The producers of Chávez include Diego Luna, Gael Garcia Bernal, and Pablo Cruz (all principals of Canana Films); John Malkovich, Lianne Halfon, and Russell Smith (principals in Malkovich's production company, Mr. Mudd); writer Keir Pearson; and TV producer Larry Meli. In June 2012, production company Participant Media purchased the North American distribution rights to the film, and Participant Media's Jeff Skoll and Jonathan King were added as executive producers.
Chávez is directed by Diego Luna. The film is only Luna's second motion picture, and is his first film whose primary language is English. Luna said that directing in both English (for the main actors) and Spanish (for the extras) was a struggle.
Chicago-born Michael Peña stars as César Chávez, the Mexican American labor leader born in Yuma, Arizona, in 1927. Peña says he knew almost nothing about César Chávez prior to taking the role. His father, a Mexican farmer who emigrated to the United States, almost wept when Peña told him that he was going to play César Chávez. Peña says he extensively studied historical records to gain a better understanding Chávez. Because Peña keeps his hair very short, he had to wear a wig during the production.
America Ferrera was cast as Helen, the wife of César Chávez who played a quiet, behind-the scenes role in Chávez's work. In contrast to Michael Peña, Ferrera (who was born in Los Angeles, California, to parents who had emigrated from Honduras) said she had learned a great deal about who César Chávez was while growing up and in school. Ferrera said she met several times with Helen Chávez to learn more about her role in the farmworker movement.

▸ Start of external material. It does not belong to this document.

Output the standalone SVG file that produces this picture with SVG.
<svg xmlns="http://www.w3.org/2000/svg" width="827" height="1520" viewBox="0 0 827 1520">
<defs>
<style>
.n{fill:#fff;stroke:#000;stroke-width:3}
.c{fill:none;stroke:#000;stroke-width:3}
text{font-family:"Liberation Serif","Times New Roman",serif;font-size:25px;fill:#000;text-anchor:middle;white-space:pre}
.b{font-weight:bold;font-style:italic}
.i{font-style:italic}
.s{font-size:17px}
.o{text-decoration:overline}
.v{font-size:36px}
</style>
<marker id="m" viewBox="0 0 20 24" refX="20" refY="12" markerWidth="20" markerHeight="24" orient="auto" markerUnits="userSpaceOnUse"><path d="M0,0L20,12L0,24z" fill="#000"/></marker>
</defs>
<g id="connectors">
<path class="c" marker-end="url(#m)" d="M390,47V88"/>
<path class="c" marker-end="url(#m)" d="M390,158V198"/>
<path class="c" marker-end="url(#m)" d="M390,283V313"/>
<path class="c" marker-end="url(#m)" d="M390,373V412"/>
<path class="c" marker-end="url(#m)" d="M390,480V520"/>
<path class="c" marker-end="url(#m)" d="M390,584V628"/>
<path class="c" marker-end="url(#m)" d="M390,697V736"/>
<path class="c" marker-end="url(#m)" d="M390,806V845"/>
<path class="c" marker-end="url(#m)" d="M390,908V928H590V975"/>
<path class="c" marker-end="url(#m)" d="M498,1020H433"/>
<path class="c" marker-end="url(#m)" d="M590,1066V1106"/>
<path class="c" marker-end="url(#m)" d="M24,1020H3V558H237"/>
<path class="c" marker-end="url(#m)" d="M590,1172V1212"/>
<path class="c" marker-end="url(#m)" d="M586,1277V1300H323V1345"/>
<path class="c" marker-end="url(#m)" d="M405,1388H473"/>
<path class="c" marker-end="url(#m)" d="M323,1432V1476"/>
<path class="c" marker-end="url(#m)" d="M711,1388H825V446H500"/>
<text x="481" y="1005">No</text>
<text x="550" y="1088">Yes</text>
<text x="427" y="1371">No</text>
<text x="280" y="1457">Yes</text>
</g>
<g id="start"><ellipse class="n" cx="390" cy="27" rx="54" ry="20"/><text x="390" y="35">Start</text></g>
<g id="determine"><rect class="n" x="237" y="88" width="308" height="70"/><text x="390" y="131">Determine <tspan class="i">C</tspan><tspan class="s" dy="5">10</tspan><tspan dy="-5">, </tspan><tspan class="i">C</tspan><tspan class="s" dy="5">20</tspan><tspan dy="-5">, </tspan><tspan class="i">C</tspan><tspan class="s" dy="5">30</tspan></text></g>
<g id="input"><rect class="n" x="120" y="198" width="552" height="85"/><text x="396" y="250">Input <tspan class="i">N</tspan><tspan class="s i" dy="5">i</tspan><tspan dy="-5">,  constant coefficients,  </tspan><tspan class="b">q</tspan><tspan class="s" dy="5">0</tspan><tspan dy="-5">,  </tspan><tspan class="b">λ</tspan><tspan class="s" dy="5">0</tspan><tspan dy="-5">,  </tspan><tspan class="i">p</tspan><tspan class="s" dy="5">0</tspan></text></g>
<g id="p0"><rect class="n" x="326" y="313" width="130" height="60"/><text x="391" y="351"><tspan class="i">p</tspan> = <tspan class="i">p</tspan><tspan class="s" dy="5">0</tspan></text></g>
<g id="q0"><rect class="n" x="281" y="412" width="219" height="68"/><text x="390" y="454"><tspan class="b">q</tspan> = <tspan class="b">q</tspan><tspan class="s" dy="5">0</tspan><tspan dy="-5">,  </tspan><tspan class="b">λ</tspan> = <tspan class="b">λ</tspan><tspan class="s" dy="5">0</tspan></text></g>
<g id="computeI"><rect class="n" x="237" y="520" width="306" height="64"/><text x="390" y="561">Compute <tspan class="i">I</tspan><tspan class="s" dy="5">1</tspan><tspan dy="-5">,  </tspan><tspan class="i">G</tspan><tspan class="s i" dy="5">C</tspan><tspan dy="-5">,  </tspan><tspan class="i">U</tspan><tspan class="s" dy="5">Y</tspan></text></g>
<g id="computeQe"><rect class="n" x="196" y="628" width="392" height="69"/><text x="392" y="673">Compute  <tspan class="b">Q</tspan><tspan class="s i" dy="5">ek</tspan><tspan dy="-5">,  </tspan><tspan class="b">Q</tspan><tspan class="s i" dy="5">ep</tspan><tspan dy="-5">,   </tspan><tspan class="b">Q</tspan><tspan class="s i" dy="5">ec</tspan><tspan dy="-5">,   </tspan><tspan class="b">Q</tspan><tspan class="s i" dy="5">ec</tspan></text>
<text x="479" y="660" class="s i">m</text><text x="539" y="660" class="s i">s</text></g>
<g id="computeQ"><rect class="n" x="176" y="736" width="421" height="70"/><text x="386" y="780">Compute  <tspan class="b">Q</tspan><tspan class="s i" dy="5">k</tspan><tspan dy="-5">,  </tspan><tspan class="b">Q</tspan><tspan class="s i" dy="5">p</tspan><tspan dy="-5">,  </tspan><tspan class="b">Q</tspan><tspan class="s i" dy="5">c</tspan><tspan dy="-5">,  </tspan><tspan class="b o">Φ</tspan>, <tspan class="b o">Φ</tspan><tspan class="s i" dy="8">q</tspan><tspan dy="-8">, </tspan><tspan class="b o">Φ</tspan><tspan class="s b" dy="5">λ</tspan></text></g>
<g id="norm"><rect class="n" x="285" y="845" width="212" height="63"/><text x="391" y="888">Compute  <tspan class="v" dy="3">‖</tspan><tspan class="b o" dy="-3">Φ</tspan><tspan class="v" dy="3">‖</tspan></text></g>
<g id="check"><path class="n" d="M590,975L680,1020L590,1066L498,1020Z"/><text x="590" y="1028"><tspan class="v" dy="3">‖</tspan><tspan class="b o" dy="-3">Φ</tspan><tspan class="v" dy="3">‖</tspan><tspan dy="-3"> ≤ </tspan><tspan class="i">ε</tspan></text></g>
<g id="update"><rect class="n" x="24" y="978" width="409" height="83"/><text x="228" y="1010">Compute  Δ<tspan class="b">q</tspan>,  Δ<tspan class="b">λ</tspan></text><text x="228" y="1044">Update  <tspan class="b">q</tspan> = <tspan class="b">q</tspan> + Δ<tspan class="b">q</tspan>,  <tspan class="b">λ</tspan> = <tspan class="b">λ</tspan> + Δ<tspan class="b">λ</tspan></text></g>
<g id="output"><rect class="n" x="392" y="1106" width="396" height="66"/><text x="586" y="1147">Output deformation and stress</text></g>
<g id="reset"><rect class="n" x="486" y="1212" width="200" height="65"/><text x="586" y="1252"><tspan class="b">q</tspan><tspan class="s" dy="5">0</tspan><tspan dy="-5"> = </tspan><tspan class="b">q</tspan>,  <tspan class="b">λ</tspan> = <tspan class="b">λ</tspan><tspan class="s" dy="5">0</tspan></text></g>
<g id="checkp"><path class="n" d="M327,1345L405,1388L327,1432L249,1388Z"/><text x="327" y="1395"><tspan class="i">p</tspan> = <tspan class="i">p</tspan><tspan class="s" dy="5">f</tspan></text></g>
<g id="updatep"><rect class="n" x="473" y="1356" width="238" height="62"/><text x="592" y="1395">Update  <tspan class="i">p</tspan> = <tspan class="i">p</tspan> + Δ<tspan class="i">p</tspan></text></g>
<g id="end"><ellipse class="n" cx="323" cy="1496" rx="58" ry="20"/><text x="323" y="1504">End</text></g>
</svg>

Ferrera says that she learned that Helen Chávez pushed her husband hard to keep the farmworker movement alive, all while raising eight children. Ferrera called the role daunting.
Rosario Dawson was cast as Dolores Huerta, the Dawson, New Mexico-born daughter of a union activist and New Mexico state assemblyman who co-founded the United Farm Workers with Chávez. Dawson admitted that she did not know much about Dolores Huerta when she took the role. But, she says, she spoke with Huerta to research the role, and the more she learned the more impressed she was. She also admitted to being "a little frightened about making sure that I get it right." Huerta has expressed her happiness that Dawson took the role.
John Malkovich became involved with Chávez through his role as producer. Diego Luna convinced him to take the role of an abusive grape-grower. Malkovich agreed to the role because he admired Luna's previous film, and wished to take part in telling an important story about fairness. Actor Gabriel Mann plays another abusive agricultural producer. Mann says he took the role because he felt it was a timely story that spoke to what happens when workers lack union protections.
Most of Chávez was shot in Mexico. In part, Mexico offered much lower production costs, and was where most of the producers lived and worked. But many rural and urban parts of Mexico still look as California did in the 1960s, which proved critical in obtaining a sense of visual realism for the film. A portion of the picture was filmed in Hermosillo. The city, which is ethnically diverse, was able to provide a large number of Anglo-looking actors to portray non-Hispanic Americans. Workers in Hermosillo's numerous Chinese restaurants were recruited to portray the Filipino agricultural workers whom Chávez also sought to organize. The city's Art Deco public library served as the headquarters of one of the large agricultural companies that Chávez dealt with, and a 40 acres (160,000 m2) field outside Hermosillo served as a farm near Delano, California. Scenes in grape fields were filmed in vineyards in the Mexican state of Sonora, where grape-growers still drape grape vines over wooden crosses, as Californians did in the 1960s. The production built shacks in the Sonoran grape fields to replicate the housing of migrant workers in California in the 1960s. The shooting in the Sonoran grape fields was difficult. The production was afflicted with dust storms and a tremendous number of insects. It was also terribly hot, and several actors collapsed on the set from dehydration.
Historic accuracy was important to the filmmakers. In addition to choosing locations which looked like California in the 1960s, actors were taught to speak in a Chicano dialect typical of the late 1960s and early 1970s. Dialect coach Claudia Vazquez says that dialect is very different from the Spanish and Spanish-inflected English spoken by many Mexican Americans in California today.
The film has a production budget of $10 million, nearly all of which came from Mexican investors.
Cesar Chavez received a mixed reception from critics upon its release. It currently holds a 41% rating on Rotten Tomatoes based on 69 reviews, with an average rating of 5.6/10. The consensus states: "Too in awe of its subject's great works to present him as a human being, Cesar Chávez settles for trite hagiography." On Metacritic, the film has a score of 51 out of 100, based on 26 critics, indicating "mixed or average reviews" from critics. One negative view, from historian Matt Garcia, expressed that the film concentrates too much on hero-making and avoids criticism and complexity, but offers that this is a limitation of the biopic genre. However, critic Owen Gleiberman, in his positive review of the film, stated that it "couldn't be more timely."